To be done: Transcribe all the entries word for word, but omit the images.

Material for this exercise:

►

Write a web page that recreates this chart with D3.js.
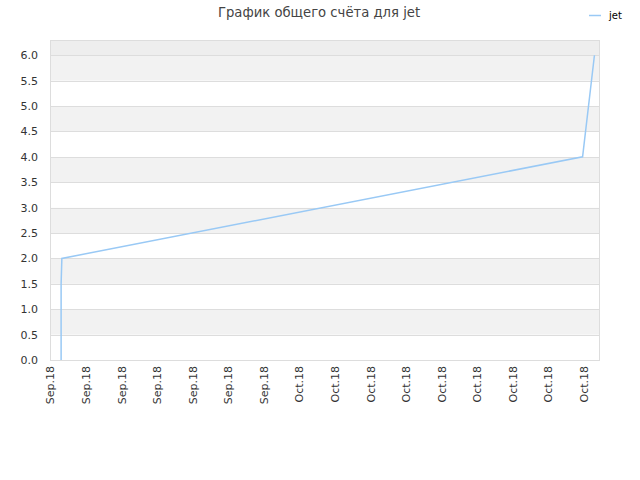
<!DOCTYPE html>
<html><head><meta charset="utf-8">
<script src="https://cdn.jsdelivr.net/npm/d3@7"></script>
<style>body{margin:0;background:#fff;font-family:"DejaVu Sans",sans-serif;}</style>
</head><body><svg id="c" width="640" height="480"></svg>
<script>
const title = "График общего счёта для jet";
const seriesName = "jet";
const times = ["2018-09-18T15:00","2018-09-18T15:00","2018-09-18T16:00","2018-10-17T22:30","2018-10-18T14:30"];
const values = [0, 1.5, 2.0, 4.0, 6.0];
const tickDates = ["2018-09-18","2018-09-20","2018-09-22","2018-09-24","2018-09-26","2018-09-28","2018-09-30","2018-10-02","2018-10-04","2018-10-06","2018-10-08","2018-10-10","2018-10-12","2018-10-14","2018-10-16","2018-10-18"];
const tickLabels = ["Sep.18","Sep.18","Sep.18","Sep.18","Sep.18","Sep.18","Sep.18","Oct.18","Oct.18","Oct.18","Oct.18","Oct.18","Oct.18","Oct.18","Oct.18","Oct.18"];
const yTicks = [0,0.5,1,1.5,2,2.5,3,3.5,4,4.5,5,5.5,6];
const xDomain = ["2018-09-18T00:00","2018-10-18T22:00"];
const yDomain = [0, 6.3];

const parse = d3.isoParse;
const svg = d3.select("#c");
const L=50,R=600,T=40,B=360;
const x = d3.scaleTime().domain(xDomain.map(parse)).range([L,R]);
const y = d3.scaleLinear().domain(yDomain).range([B,T]);

// bands
const bandEdges = yTicks.concat([yDomain[1]]);
for(let i=0;i<bandEdges.length-1;i++){
  const fill = i===bandEdges.length-2 ? "#eeeeee" : (i%2===1 ? "#f2f2f2" : "#ffffff");
  svg.append("rect").attr("x",L).attr("width",R-L)
    .attr("y",y(bandEdges[i+1])).attr("height",y(bandEdges[i])-y(bandEdges[i+1]))
    .attr("fill",fill);
}
// grid lines
svg.append("g").selectAll("line").data(yTicks).join("line")
  .attr("x1",L).attr("x2",R).attr("y1",d=>Math.round(y(d))+0.5).attr("y2",d=>Math.round(y(d))+0.5)
  .attr("stroke","#dddddd");
svg.append("rect").attr("x",L+0.5).attr("y",T+0.5).attr("width",R-L-1).attr("height",B-T)
  .attr("fill","none").attr("stroke","#dddddd");

// y axis
const ya = d3.axisLeft(y).tickValues(yTicks).tickFormat(d3.format(".1f")).tickSize(0).tickPadding(12);
const yg = svg.append("g").attr("transform",`translate(${L},0)`).call(ya);
yg.select(".domain").remove();
yg.selectAll("text").attr("fill","#333").style("font-size","11px").style("font-family","DejaVu Sans");

// x axis
const tdates = tickDates.map(parse);
const xa = d3.axisBottom(x).tickValues(tdates).tickFormat((d,i)=>tickLabels[i]).tickSize(0).tickPadding(0);
const xg = svg.append("g").attr("transform",`translate(0,${B})`).call(xa);
xg.select(".domain").remove();
xg.selectAll("text").attr("fill","#333").style("font-size","11px").style("font-family","DejaVu Sans")
  .attr("transform","rotate(-90)").attr("text-anchor","end").attr("x",-6).attr("y",0).attr("dy","0.35em");

// line
const pts = times.map((t,i)=>[parse(t),values[i]]);
svg.append("path").datum(pts).attr("fill","none").attr("stroke","#99c9f5").attr("stroke-width",1.5)
  .attr("d",d3.line().x(d=>x(d[0])).y(d=>y(d[1])));

// title
svg.append("text").attr("x",319).attr("y",17).attr("text-anchor","middle").attr("fill","#444")
  .style("font-size","13.2px").style("font-family","DejaVu Sans").text(title);
// legend
svg.append("line").attr("x1",589).attr("x2",601).attr("y1",15.5).attr("y2",15.5).attr("stroke","#99c9f5").attr("stroke-width",1.5);
svg.append("text").attr("x",609).attr("y",19).attr("fill","#000").style("font-size","10px").style("font-family","DejaVu Sans").text(seriesName);
</script></body></html>
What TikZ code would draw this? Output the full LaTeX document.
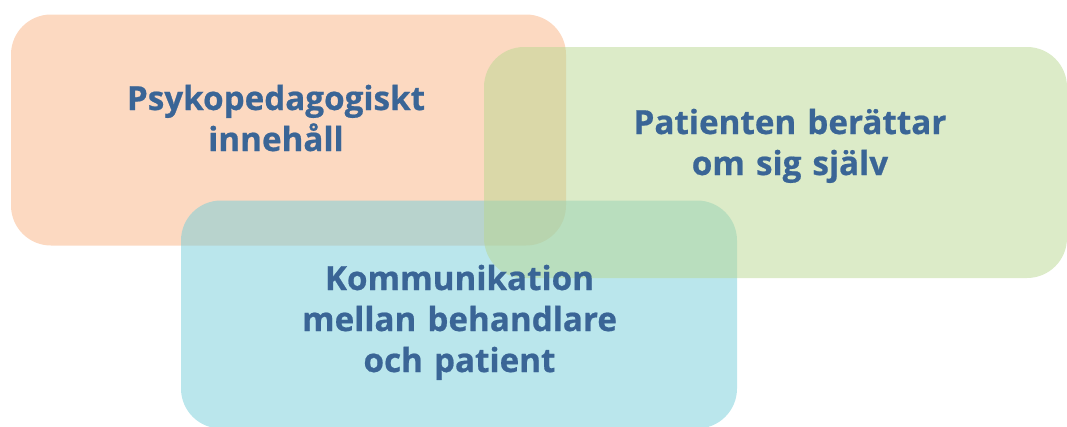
\documentclass[tikz,border=0pt]{standalone}
\usepackage{fontspec}
\setmainfont{Open Sans}[BoldFeatures={FakeBold=0.6}]
\definecolor{boxorange}{RGB}{249,179,131}
\definecolor{boxgreen}{RGB}{185,215,145}
\definecolor{boxblue}{RGB}{117,205,217}
\definecolor{labelblue}{RGB}{58,101,150}
\tikzset{
  panel/.style={rectangle, rounded corners=40pt, draw=none, fill opacity=0.5, inner sep=0pt},
  label/.style={text=labelblue, font=\fontsize{33.2}{41}\selectfont\bfseries, align=center, text width=560pt, inner sep=0pt, anchor=base}
}
\begin{document}
\begin{tikzpicture}[x=1pt,y=-1pt]
\useasboundingbox (0,0) rectangle (1067,426);
\begin{scope}
\clip (0,0) rectangle (1067,426);
\node[panel, fill=boxorange, minimum width=555pt, minimum height=231pt] (psy) at (288.5,130) {};
\node[panel, fill=boxblue, minimum width=556pt, minimum height=228pt] (kom) at (459,314.5) {};
\node[panel, fill=boxgreen, minimum width=583pt, minimum height=231pt] (pat) at (775.5,162.5) {};
\end{scope}
\node[label] (psytext) at (276,110) {Psykopedagogiskt\\innehåll};
\node[label] (pattext) at (790,134) {Patienten berättar\\om sig själv};
\node[label] (komtext) at (459.5,290) {Kommunikation\\mellan behandlare\\och patient};
\end{tikzpicture}
\end{document}
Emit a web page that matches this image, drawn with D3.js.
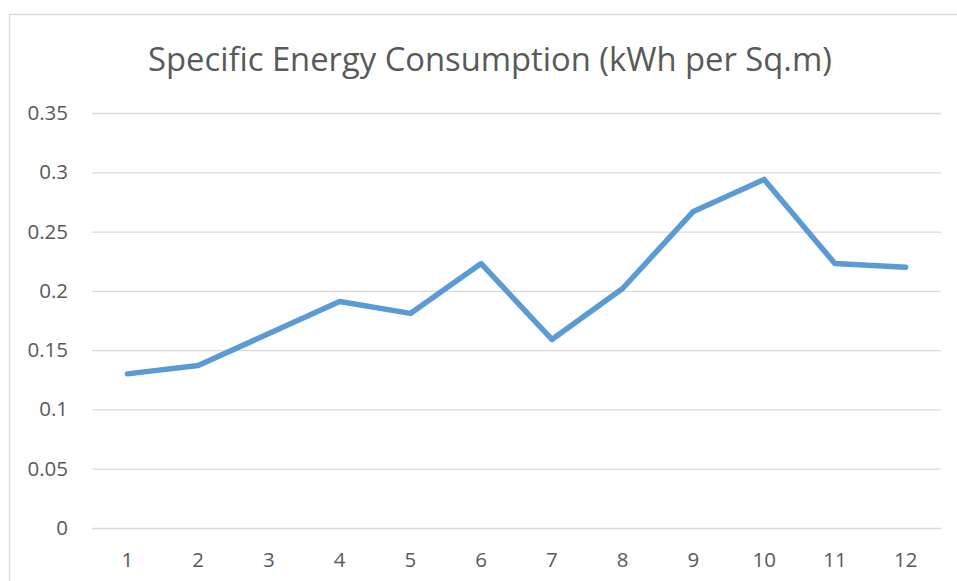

◄

Full answer:
Write a web page that recreates this chart with D3.js.
<!DOCTYPE html>
<html><head><meta charset="utf-8">
<script src="https://cdn.jsdelivr.net/npm/d3@7"></script>
<style>body{margin:0;background:#fff;font-family:"DejaVu Sans",sans-serif;}</style>
</head><body><svg id="c" width="640" height="480"></svg>
<script>
const title = "График общего счёта для jet";
const seriesName = "jet";
const times = ["2018-09-18T15:00","2018-09-18T15:00","2018-09-18T16:00","2018-10-17T22:30","2018-10-18T14:30"];
const values = [0, 1.5, 2.0, 4.0, 6.0];
const tickDates = ["2018-09-18","2018-09-20","2018-09-22","2018-09-24","2018-09-26","2018-09-28","2018-09-30","2018-10-02","2018-10-04","2018-10-06","2018-10-08","2018-10-10","2018-10-12","2018-10-14","2018-10-16","2018-10-18"];
const tickLabels = ["Sep.18","Sep.18","Sep.18","Sep.18","Sep.18","Sep.18","Sep.18","Oct.18","Oct.18","Oct.18","Oct.18","Oct.18","Oct.18","Oct.18","Oct.18","Oct.18"];
const yTicks = [0,0.5,1,1.5,2,2.5,3,3.5,4,4.5,5,5.5,6];
const xDomain = ["2018-09-18T00:00","2018-10-18T22:00"];
const yDomain = [0, 6.3];

const parse = d3.isoParse;
const svg = d3.select("#c");
const L=50,R=600,T=40,B=360;
const x = d3.scaleTime().domain(xDomain.map(parse)).range([L,R]);
const y = d3.scaleLinear().domain(yDomain).range([B,T]);

// bands
const bandEdges = yTicks.concat([yDomain[1]]);
for(let i=0;i<bandEdges.length-1;i++){
  const fill = i===bandEdges.length-2 ? "#eeeeee" : (i%2===1 ? "#f2f2f2" : "#ffffff");
  svg.append("rect").attr("x",L).attr("width",R-L)
    .attr("y",y(bandEdges[i+1])).attr("height",y(bandEdges[i])-y(bandEdges[i+1]))
    .attr("fill",fill);
}
// grid lines
svg.append("g").selectAll("line").data(yTicks).join("line")
  .attr("x1",L).attr("x2",R).attr("y1",d=>Math.round(y(d))+0.5).attr("y2",d=>Math.round(y(d))+0.5)
  .attr("stroke","#dddddd");
svg.append("rect").attr("x",L+0.5).attr("y",T+0.5).attr("width",R-L-1).attr("height",B-T)
  .attr("fill","none").attr("stroke","#dddddd");

// y axis
const ya = d3.axisLeft(y).tickValues(yTicks).tickFormat(d3.format(".1f")).tickSize(0).tickPadding(12);
const yg = svg.append("g").attr("transform",`translate(${L},0)`).call(ya);
yg.select(".domain").remove();
yg.selectAll("text").attr("fill","#333").style("font-size","11px").style("font-family","DejaVu Sans");

// x axis
const tdates = tickDates.map(parse);
const xa = d3.axisBottom(x).tickValues(tdates).tickFormat((d,i)=>tickLabels[i]).tickSize(0).tickPadding(0);
const xg = svg.append("g").attr("transform",`translate(0,${B})`).call(xa);
xg.select(".domain").remove();
xg.selectAll("text").attr("fill","#333").style("font-size","11px").style("font-family","DejaVu Sans")
  .attr("transform","rotate(-90)").attr("text-anchor","end").attr("x",-6).attr("y",0).attr("dy","0.35em");

// line
const pts = times.map((t,i)=>[parse(t),values[i]]);
svg.append("path").datum(pts).attr("fill","none").attr("stroke","#99c9f5").attr("stroke-width",1.5)
  .attr("d",d3.line().x(d=>x(d[0])).y(d=>y(d[1])));

// title
svg.append("text").attr("x",319).attr("y",17).attr("text-anchor","middle").attr("fill","#444")
  .style("font-size","13.2px").style("font-family","DejaVu Sans").text(title);
// legend
svg.append("line").attr("x1",589).attr("x2",601).attr("y1",15.5).attr("y2",15.5).attr("stroke","#99c9f5").attr("stroke-width",1.5);
svg.append("text").attr("x",609).attr("y",19).attr("fill","#000").style("font-size","10px").style("font-family","DejaVu Sans").text(seriesName);
</script></body></html>
What TikZ code would draw this? Output the full LaTeX document.
\documentclass[tikz,border=0pt]{standalone}
\usepackage{fontspec}
\setmainfont{Open Sans}[BoldFeatures={FakeBold=0.6}]
\definecolor{boxorange}{RGB}{249,179,131}
\definecolor{boxgreen}{RGB}{185,215,145}
\definecolor{boxblue}{RGB}{117,205,217}
\definecolor{labelblue}{RGB}{58,101,150}
\tikzset{
  panel/.style={rectangle, rounded corners=40pt, draw=none, fill opacity=0.5, inner sep=0pt},
  label/.style={text=labelblue, font=\fontsize{33.2}{41}\selectfont\bfseries, align=center, text width=560pt, inner sep=0pt, anchor=base}
}
\begin{document}
\begin{tikzpicture}[x=1pt,y=-1pt]
\useasboundingbox (0,0) rectangle (1067,426);
\begin{scope}
\clip (0,0) rectangle (1067,426);
\node[panel, fill=boxorange, minimum width=555pt, minimum height=231pt] (psy) at (288.5,130) {};
\node[panel, fill=boxblue, minimum width=556pt, minimum height=228pt] (kom) at (459,314.5) {};
\node[panel, fill=boxgreen, minimum width=583pt, minimum height=231pt] (pat) at (775.5,162.5) {};
\end{scope}
\node[label] (psytext) at (276,110) {Psykopedagogiskt\\innehåll};
\node[label] (pattext) at (790,134) {Patienten berättar\\om sig själv};
\node[label] (komtext) at (459.5,290) {Kommunikation\\mellan behandlare\\och patient};
\end{tikzpicture}
\end{document}
Emit a web page that matches this image, drawn with D3.js.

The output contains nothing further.